• [Given instruction]: Copy out every line in which the string "with" occurs.

• [Supplied data]:
---
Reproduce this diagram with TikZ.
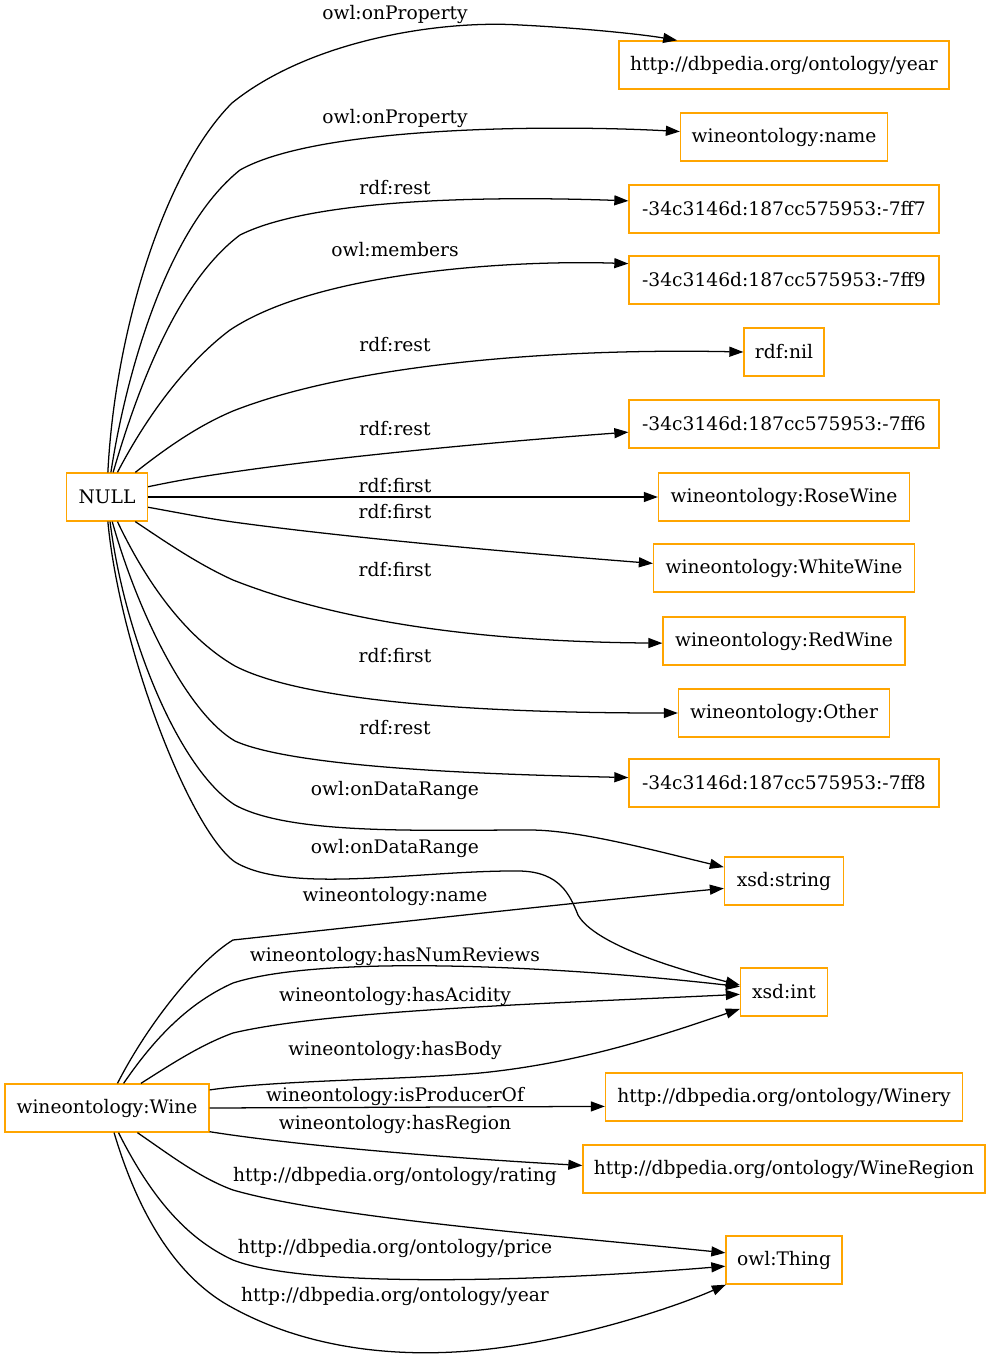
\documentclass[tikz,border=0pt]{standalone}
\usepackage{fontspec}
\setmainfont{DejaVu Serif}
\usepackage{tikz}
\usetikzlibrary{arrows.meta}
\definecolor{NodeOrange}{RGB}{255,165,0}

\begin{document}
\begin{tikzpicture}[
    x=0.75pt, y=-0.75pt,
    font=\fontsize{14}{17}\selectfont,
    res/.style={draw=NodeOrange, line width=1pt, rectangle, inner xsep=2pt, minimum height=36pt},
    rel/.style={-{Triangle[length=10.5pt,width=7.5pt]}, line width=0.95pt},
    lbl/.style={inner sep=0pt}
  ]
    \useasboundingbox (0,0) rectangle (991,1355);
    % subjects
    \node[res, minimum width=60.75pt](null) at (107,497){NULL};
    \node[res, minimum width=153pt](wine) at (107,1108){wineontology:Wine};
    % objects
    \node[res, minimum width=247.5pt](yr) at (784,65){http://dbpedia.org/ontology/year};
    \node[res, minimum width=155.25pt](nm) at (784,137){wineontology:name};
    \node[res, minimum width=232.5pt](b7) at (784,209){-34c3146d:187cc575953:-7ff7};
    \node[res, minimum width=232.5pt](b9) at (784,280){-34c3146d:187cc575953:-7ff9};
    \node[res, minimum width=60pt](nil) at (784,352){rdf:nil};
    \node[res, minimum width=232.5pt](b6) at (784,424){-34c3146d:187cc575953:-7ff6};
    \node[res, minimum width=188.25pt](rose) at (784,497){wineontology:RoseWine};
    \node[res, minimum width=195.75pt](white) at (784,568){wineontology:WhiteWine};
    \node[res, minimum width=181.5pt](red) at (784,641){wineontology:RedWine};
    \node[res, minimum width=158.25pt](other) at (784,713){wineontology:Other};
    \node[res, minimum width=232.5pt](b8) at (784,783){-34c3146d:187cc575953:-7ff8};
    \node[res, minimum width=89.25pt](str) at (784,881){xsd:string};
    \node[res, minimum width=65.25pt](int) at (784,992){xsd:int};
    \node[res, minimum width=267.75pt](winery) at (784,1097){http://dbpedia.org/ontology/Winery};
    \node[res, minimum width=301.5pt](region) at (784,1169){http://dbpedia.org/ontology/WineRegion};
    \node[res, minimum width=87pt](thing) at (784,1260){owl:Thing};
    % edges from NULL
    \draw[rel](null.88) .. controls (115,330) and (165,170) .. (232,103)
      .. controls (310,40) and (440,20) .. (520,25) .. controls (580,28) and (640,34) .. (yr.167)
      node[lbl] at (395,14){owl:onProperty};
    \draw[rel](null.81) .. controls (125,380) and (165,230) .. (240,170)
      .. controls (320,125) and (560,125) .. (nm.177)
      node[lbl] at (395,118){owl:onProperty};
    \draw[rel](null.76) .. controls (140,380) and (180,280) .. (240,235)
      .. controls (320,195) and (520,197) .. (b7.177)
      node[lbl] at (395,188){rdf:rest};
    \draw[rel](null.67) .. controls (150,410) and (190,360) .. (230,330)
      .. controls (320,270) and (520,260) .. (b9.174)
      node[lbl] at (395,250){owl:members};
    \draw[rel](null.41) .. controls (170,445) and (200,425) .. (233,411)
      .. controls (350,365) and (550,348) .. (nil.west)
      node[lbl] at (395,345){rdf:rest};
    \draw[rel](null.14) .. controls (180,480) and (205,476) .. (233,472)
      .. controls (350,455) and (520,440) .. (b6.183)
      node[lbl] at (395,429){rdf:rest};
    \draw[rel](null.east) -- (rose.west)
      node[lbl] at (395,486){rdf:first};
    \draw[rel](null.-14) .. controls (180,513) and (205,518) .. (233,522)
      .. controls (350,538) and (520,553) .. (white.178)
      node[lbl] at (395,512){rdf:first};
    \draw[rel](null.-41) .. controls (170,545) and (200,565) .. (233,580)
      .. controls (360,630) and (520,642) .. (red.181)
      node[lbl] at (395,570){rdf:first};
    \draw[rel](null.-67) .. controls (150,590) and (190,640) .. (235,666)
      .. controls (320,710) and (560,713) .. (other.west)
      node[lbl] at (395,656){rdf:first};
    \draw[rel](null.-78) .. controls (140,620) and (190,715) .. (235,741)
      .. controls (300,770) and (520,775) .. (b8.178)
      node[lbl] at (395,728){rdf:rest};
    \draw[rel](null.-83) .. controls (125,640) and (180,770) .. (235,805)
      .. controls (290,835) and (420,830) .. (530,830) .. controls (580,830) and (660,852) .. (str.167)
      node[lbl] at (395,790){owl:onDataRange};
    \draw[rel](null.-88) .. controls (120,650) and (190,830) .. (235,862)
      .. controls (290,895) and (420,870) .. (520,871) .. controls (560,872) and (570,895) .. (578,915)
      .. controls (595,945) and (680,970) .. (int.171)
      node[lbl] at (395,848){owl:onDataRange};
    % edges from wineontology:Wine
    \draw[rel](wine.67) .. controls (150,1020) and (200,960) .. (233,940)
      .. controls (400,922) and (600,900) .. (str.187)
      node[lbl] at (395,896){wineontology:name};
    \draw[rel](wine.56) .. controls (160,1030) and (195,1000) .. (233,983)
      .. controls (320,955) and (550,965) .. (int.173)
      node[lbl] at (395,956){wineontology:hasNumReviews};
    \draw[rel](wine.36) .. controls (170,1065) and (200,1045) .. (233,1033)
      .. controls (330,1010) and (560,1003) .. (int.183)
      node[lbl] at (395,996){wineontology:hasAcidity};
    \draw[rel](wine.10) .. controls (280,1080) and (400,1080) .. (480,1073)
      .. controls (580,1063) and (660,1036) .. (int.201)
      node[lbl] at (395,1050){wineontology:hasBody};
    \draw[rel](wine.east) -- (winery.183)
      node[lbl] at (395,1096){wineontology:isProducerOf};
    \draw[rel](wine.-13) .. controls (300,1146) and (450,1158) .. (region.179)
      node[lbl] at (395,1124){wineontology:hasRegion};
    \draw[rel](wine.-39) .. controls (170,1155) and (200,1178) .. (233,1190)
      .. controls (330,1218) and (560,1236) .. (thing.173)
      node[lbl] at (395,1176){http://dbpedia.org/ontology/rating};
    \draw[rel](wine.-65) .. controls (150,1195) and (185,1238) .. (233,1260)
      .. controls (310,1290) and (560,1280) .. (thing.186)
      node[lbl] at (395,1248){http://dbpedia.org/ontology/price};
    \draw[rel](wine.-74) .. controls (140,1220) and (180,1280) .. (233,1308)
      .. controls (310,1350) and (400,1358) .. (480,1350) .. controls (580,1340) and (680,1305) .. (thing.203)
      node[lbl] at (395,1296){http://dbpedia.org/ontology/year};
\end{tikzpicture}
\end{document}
---
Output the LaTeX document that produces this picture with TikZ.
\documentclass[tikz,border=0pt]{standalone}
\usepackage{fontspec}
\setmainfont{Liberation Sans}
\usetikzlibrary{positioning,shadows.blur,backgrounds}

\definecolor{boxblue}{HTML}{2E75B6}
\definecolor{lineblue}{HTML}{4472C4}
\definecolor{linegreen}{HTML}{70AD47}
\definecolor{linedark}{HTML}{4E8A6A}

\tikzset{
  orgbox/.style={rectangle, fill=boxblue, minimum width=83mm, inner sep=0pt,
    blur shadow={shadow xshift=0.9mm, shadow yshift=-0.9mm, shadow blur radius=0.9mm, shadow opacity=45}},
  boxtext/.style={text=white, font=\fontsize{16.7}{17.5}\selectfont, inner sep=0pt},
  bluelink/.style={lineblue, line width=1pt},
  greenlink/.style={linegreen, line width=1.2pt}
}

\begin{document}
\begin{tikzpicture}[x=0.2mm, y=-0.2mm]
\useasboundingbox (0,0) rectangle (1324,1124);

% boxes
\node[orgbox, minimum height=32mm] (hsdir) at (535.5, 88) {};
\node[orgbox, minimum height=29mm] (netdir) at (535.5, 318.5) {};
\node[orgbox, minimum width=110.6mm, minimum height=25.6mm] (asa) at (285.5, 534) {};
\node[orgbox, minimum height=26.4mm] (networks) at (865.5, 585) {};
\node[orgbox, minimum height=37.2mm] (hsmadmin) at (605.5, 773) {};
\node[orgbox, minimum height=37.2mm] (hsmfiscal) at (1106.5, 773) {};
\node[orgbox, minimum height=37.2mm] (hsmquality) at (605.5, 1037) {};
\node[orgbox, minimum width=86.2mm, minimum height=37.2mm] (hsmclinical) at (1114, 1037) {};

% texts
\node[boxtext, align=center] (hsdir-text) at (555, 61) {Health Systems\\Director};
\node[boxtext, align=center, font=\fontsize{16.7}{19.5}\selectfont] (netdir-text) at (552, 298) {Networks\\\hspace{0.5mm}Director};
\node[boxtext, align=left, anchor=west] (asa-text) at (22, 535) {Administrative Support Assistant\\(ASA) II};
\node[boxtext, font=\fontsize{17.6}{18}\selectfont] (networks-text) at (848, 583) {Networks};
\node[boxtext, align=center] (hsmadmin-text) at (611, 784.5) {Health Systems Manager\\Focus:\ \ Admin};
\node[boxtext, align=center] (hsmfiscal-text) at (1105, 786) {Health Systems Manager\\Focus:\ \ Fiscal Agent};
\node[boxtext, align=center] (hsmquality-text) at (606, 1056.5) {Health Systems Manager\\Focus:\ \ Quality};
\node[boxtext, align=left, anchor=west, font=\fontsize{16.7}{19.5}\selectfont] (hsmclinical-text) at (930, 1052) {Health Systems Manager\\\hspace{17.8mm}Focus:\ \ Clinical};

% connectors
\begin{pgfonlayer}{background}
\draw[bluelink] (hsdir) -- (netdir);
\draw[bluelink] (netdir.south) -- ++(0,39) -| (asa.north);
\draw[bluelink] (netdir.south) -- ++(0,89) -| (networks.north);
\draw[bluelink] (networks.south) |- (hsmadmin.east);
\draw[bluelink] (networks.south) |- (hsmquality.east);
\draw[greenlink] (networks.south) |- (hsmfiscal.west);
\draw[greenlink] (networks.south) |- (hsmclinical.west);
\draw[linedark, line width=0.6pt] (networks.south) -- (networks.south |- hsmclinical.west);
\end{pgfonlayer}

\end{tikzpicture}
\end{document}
---
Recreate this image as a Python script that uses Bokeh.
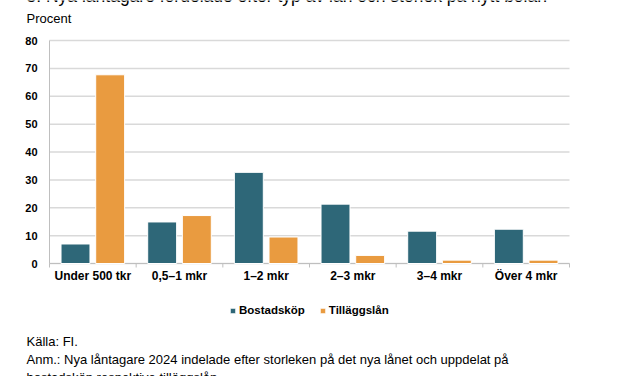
---
• [Written response]:
Reproduce this diagram with TikZ.
Output the LaTeX document that produces this picture with TikZ.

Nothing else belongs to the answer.